Transactions en espèces, sociétés offshores, prête-noms dans la famille, encaissement de chèques, achats immobiliers et complicités de financiers peu scrupuleux: les activités reprochées à Rodrigo ressemblent beaucoup au modus operandi utilisé dans le passé par d’autres organisations criminelles présentes en Suisse, de la mafia bulgare à la ‘ndrangheta calabraise.

Il y a d’abord les transferts d’argent liquide de l’étranger vers la Suisse. Le cas du voisin vaudois engagé (puis condamné par la suite) pour transporter du cash d’Espagne en Suisse rappelle l’histoire du roi bulgare de la cocaïne, Evelin Banev. Le lieutenant présumé du boss en Suisse avait en effet engagé son employeur valaisan pour faire le voyage. Et dans ce cas aussi, l’homme avait été découvert et condamné par la justice suisse. Les Bulgares investissaient leur argent sale dans de l’immobilier en Suisse ou l’injectaient dans le circuit bancaire par des versements en cash sur des comptes ouverts au nom des épouses des trafiquants ou de sociétés offshores. L’enquête a également mis en lumière le rôle du monde financier: Credit Suisse et l’une de ses anciennes employées sont en effet accusés dans cette affaire, qui devrait déboucher sur un procès en 2022.

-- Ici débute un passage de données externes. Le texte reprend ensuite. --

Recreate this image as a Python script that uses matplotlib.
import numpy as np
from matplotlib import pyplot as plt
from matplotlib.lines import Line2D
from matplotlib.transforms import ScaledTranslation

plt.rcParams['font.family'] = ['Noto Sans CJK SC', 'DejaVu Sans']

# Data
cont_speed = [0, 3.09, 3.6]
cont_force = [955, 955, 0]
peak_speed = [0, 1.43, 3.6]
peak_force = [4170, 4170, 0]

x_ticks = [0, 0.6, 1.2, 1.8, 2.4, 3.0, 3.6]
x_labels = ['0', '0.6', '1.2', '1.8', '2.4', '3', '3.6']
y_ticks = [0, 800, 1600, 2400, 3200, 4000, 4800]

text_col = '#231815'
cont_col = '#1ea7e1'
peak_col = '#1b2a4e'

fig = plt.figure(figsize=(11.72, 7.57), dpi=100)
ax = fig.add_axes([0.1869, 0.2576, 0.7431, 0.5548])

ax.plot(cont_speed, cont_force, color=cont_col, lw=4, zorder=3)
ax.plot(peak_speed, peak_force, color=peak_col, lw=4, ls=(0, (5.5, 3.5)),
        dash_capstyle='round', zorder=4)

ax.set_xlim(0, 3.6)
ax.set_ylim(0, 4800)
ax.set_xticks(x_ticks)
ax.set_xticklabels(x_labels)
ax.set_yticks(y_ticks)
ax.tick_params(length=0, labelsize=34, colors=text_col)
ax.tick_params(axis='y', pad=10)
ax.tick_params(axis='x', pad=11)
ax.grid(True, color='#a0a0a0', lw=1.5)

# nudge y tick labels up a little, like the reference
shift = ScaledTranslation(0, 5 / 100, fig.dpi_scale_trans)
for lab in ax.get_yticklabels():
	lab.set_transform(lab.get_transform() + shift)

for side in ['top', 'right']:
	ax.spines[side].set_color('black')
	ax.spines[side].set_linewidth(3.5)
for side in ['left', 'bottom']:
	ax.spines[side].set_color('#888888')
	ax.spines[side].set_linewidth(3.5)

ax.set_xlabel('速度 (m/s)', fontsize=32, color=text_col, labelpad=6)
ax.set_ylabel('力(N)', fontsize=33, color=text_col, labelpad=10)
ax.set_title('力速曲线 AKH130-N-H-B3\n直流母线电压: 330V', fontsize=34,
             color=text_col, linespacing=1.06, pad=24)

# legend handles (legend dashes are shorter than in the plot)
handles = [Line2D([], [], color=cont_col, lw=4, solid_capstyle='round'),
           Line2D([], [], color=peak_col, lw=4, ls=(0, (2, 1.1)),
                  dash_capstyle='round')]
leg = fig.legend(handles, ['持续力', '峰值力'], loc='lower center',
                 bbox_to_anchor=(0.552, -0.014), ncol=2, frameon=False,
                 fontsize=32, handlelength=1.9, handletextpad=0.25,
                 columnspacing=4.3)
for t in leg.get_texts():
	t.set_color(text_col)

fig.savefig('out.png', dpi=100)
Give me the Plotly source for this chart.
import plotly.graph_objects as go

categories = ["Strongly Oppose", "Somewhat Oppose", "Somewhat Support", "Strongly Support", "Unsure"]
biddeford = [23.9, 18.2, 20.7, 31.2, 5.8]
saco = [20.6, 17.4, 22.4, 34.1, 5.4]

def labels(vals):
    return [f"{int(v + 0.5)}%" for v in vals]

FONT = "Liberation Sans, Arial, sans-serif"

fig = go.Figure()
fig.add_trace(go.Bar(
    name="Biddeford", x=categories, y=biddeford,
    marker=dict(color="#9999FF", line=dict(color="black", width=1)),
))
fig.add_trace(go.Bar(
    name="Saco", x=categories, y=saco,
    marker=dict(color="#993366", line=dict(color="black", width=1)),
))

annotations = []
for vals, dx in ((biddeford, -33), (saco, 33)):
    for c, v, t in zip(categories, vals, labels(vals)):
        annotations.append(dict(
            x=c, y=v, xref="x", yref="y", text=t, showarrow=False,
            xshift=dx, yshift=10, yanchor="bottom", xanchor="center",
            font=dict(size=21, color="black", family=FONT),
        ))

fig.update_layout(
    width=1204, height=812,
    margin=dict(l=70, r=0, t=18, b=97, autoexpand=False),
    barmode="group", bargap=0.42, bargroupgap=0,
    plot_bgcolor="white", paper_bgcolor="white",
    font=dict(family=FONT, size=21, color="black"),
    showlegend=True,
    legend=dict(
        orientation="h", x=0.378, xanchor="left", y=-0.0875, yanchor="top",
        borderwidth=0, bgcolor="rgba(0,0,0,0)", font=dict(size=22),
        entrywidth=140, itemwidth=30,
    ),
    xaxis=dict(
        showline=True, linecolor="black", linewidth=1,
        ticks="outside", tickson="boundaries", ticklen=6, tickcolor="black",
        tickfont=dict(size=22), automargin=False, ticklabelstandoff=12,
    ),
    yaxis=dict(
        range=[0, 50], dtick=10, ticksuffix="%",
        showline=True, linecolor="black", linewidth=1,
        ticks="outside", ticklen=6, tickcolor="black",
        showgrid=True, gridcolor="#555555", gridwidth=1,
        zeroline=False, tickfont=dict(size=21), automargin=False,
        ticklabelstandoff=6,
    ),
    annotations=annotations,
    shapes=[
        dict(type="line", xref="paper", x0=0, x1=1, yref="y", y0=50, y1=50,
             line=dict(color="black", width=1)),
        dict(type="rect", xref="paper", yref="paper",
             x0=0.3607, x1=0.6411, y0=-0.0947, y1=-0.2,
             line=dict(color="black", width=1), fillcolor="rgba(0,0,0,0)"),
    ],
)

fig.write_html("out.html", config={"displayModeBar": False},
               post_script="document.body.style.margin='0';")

On peut également tirer un parallèle avec l’affaire du «banquier de la ‘ndrangheta», condamné par le TPF, fin 2017. L’homme s’était établi en Suisse pour blanchir l’argent de l’organisation. Il occupait des postes fictifs dans des sociétés-écrans au Tessin et faisait transiter d’importantes sommes d’argent liquide sur des comptes bancaires au nom de sociétés offshores et de membres de la famille des patrons de l’organisation. Cet individu avait également acheté un immeuble commercial à Chiasso. Et dans ce cas aussi, il avait pu compter sur un intermédiaire financier suisse, qui a été condamné pour recyclage.